Q. My colleague rarely works. I sit next to a woman who spends hours each day talking on the phone to her boyfriend, chatting with people who pass by, shopping online and taking long lunches. Meanwhile, I rarely leave my desk and don’t make personal calls. No one seems to notice that my coworker is a slouch. I get more resentful every day. What can I do?
Pamela: Your challenge is how to address the situation in a way that solves the problem rather than intensifies it. To do that you have to feel empowered. So how do you feel empowered when the situation seems so unfair? Ask yourself, “Who do I need to be to resolve this?” The more common question is “What do I need to do?”
Going into a challenging situation asking “Who do I need to be?” versus “What do I need to do?” can be the difference between creating a solution and escalating the problem.
For example, if you go with “What should be done about this?” you may take negative actions like complaining to a mutual supervisor or taking your frustration out in ways that only solve things for the short term. On the other hand, asking, “Who do I need to be in this situation?” leads to a different set of options. If your answer is that you need to be “a rational, justified, empowered person,” you may be able to address your coworker directly and professionally and articulate what she’s doing in a way that doesn’t offend or upset her. You might ask how she finds the time to shop and chat at the office: “I’m so swamped—how do you do it?”
This won’t be the last time you face a situation like this at work. If you start thinking more about who you need to be in these interpersonal dilemmas, you’ll be surprised at how many problems you are able to solve—and how much better you feel!
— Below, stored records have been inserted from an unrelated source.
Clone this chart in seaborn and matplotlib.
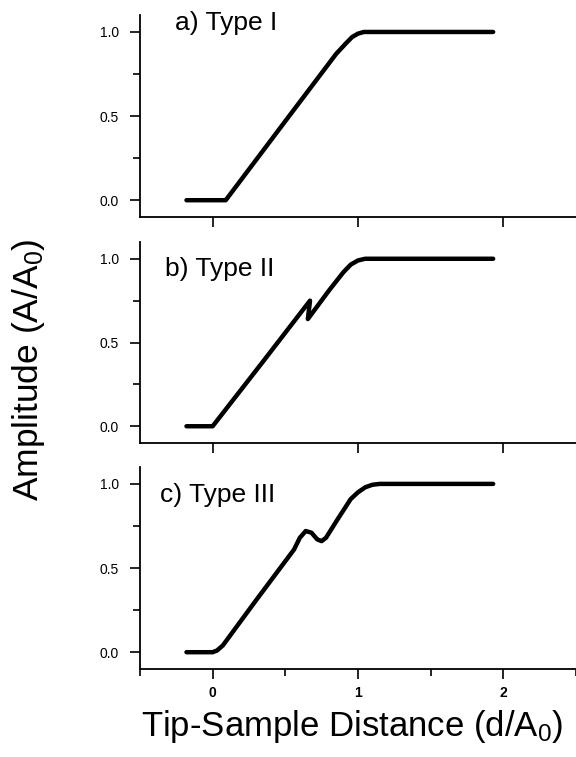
import numpy as np
import pandas as pd
import matplotlib
matplotlib.use("Agg")
import matplotlib.pyplot as plt
import seaborn as sns
from matplotlib.ticker import MultipleLocator

sns.set_theme(style="ticks")
plt.rcParams['font.family'] = ['Liberation Sans', 'DejaVu Sans']
plt.rcParams['mathtext.default'] = 'regular'

# curves: tip-sample distance vs amplitude
x_a = [-0.18, 0.09, 0.50, 0.85, 0.92, 0.96, 1.00, 1.04, 1.08, 1.93]
y_a = [0.0, 0.0, 0.47, 0.87, 0.935, 0.97, 0.99, 1.0, 1.0, 1.0]

x_b = [-0.18, 0.00, 0.35, 0.67, 0.655, 0.80, 0.90, 0.95, 1.00, 1.05, 1.08, 1.93]
y_b = [0.0, 0.0, 0.39, 0.75, 0.64, 0.81, 0.92, 0.965, 0.99, 1.0, 1.0, 1.0]

x_c = [-0.18, 0.00, 0.03, 0.07, 0.30, 0.56, 0.60, 0.64, 0.68, 0.72, 0.75, 0.78,
       0.86, 0.95, 1.00, 1.05, 1.10, 1.15, 1.93]
y_c = [0.0, 0.0, 0.01, 0.04, 0.31, 0.61, 0.68, 0.72, 0.71, 0.67, 0.66, 0.68,
       0.79, 0.91, 0.95, 0.98, 0.995, 1.0, 1.0]

labels = ['a) Type I', 'b) Type II', 'c) Type III']
label_pos = [(-0.26, 1.012), (-0.33, 0.90), (-0.365, 0.895)]
curves = [(x_a, y_a), (x_b, y_b), (x_c, y_c)]

fig = plt.figure(figsize=(5.76, 7.57), dpi=100)
boxes = [(0.243, 0.7133, 0.757, 0.2667),
         (0.243, 0.4148, 0.757, 0.2655),
         (0.243, 0.1162, 0.757, 0.2668)]

for i, ((xs, ys), box) in enumerate(zip(curves, boxes)):
    ax = fig.add_axes(box)
    df = pd.DataFrame({'d': xs, 'amp': ys})
    sns.lineplot(data=df, x='d', y='amp', ax=ax, sort=False, estimator=None,
                 color='black', lw=3.2, solid_capstyle='round', solid_joinstyle='round')
    ax.set_xlim(-0.5, 2.5)
    ax.set_ylim(-0.1, 1.1)
    ax.set_xlabel('')
    ax.set_ylabel('')
    sns.despine(ax=ax)
    for s in ['left', 'bottom']:
        ax.spines[s].set_linewidth(1.3)
        ax.spines[s].set_color('black')
    ax.yaxis.set_minor_locator(MultipleLocator(0.25))
    ax.set_yticks([0.0, 0.5, 1.0])
    ax.set_yticklabels(['0.0', '0.5', '1.0'])
    ax.set_xticks([0, 1, 2])
    ax.tick_params(axis='both', which='major', direction='out', length=7, width=1.2,
                   color='black', labelsize=10, labelcolor='black')
    ax.tick_params(axis='y', which='minor', direction='out', length=5, width=1.2, color='black')
    ax.tick_params(axis='y', which='major', pad=8)
    ax.text(label_pos[i][0], label_pos[i][1], labels[i], fontsize=19,
            va='baseline', ha='left', color='black')
    if i < 2:
        ax.set_xticklabels([])
    else:
        ax.xaxis.set_minor_locator(MultipleLocator(0.5))
        ax.tick_params(axis='x', which='minor', direction='out', length=5, width=1.2, color='black')
        ax.set_xticklabels(['0', '1', '2'], fontweight='bold')
        ax.tick_params(axis='x', which='major', pad=5)
        ax.set_xlabel('Tip-Sample Distance (d/A$_0$)', fontsize=25, color='black')
        ax.xaxis.set_label_coords(0.486, -0.195)

fig.text(0.05, 0.512, 'Amplitude (A/A$_0$)', rotation=90, fontsize=25.5,
         va='center', ha='center', color='black')

fig.savefig('out.png', dpi=100, facecolor='white')
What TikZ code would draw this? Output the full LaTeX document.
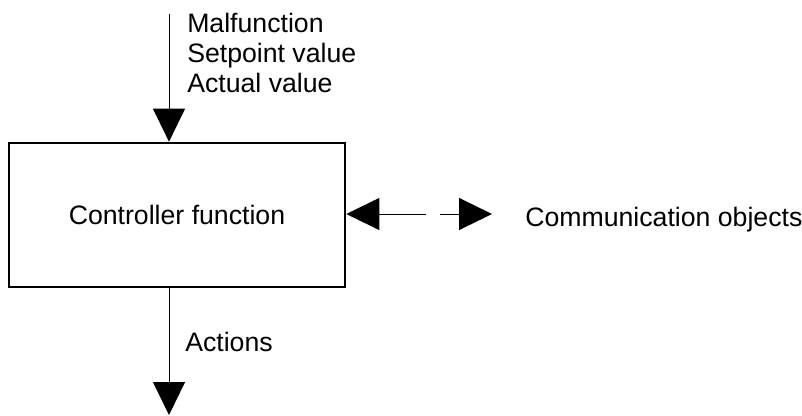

Q. I recently got promoted over an equally qualified male colleague. I know he’d likely do the job as well as I can, but I work for a company that makes it a point to promote women and women of color whenever possible. Now I’m sensing an undercurrent of resentment among the staff. They seem to wonder why I got the promotion. This is making me feel uncomfortable, and it’s got me wondering if I really deserve this promotion or if I got it only because I’m a woman. How can I quell these doubts?
Mary Lynne: Over the years when men were getting promoted and women weren’t, how many men do you think were uncomfortable when they got the raise over an equally qualified woman? Probably not many. The question is, Why? These men probably had a core belief that they were entitled to the job because they worked hard, were qualified and supported a family. What is your core belief? Do you believe in yourself? Do you acknowledge what you have accomplished and build from there, creating small wins and cycles of success? You will need to do just that to optimize your performance and earn respect in your new role. The undercurrent in the office that you sense may not be a big issue. It could be an inaccurate interpretation on your part based on your self-doubt. If there’s an undercurrent, it will soon fade away as you step up and do your job effectively. You want to believe in yourself and in your entitlement to get the promotion you have earned. If you were not qualified for the job, you would not have gotten it, so focus on doing your best in the new role and prove that it was the right decision.
Q. I am an African American Woman Who Wants to advance in my career. I’m very aware of the stereotype of the “loud, pushy black woman,” so I make a conscious effort to speak in measured, calm tones and to seek frequent feedback from my managers. But after five years with my company, I have watched others get promotions instead of me. How can I prove that I’m ready for that promotion?
Pamela: As an African-American woman, I’ve had firsthand experience with being hyperconscious about how I’m showing up, which can lead down the path you’ve just described, trying not to be “pushy” or not to come off “too strong.” The irony is that we can’t really control how we’re perceived. In fact, hyper-focusing on it can move us away from who we are and can trap us.
Instead, I ask myself, “Who am I? What is my motivation as a professional?” Just asking these questions pulls us out of that spiral, and, even more important, listening to our own answers keeps us clear about our purpose and direction.
To apply this approach to your promotion question, ask yourself: “Where am I coming from in this situation? What is my motivation? What’s driving my desire for a promotion?” If it’s to make a larger, more positive impact on the organization, which I suspect it is, then no matter what’s happening externally, you need to show up that way. When we show up coming from that place, we have the potential to move forward. Good luck!
Q. I work for a boss who’s Indecisive, who often agrees to things and then changes his mind. Should I ask him to put more things in writing? How far can I push him to be more decisive? Or is it my job to work around this tendency?
Mary Lynne: Your boss sounds like about one third of the executives with whom I work. It would be helpful for you to understand what’s going on. Your boss thinks a lot and continues to ponder ambiguities after a decision is made. While you’re ready to go, he continues to think, considering many angles of the situation. With new ideas, he changes his mind. The opposite tendency is to make quick decisions, execute and not look back. Both approaches have their pluses and minuses.
Learn to accept your boss’s style and work with it. Your getting things in writing will not stop him from pondering different alternatives. You could help his thought process by engaging in dialogues with him as he considers approaches. This will add to your stature as a valuable employee and may help him come to a conclusion more quickly. However, don’t be surprised if, even after your dialogues, he does an about-face on a decision. That’s just how he’s wired. Don’t judge it. Your acceptance will help you move on and focus on the task at hand.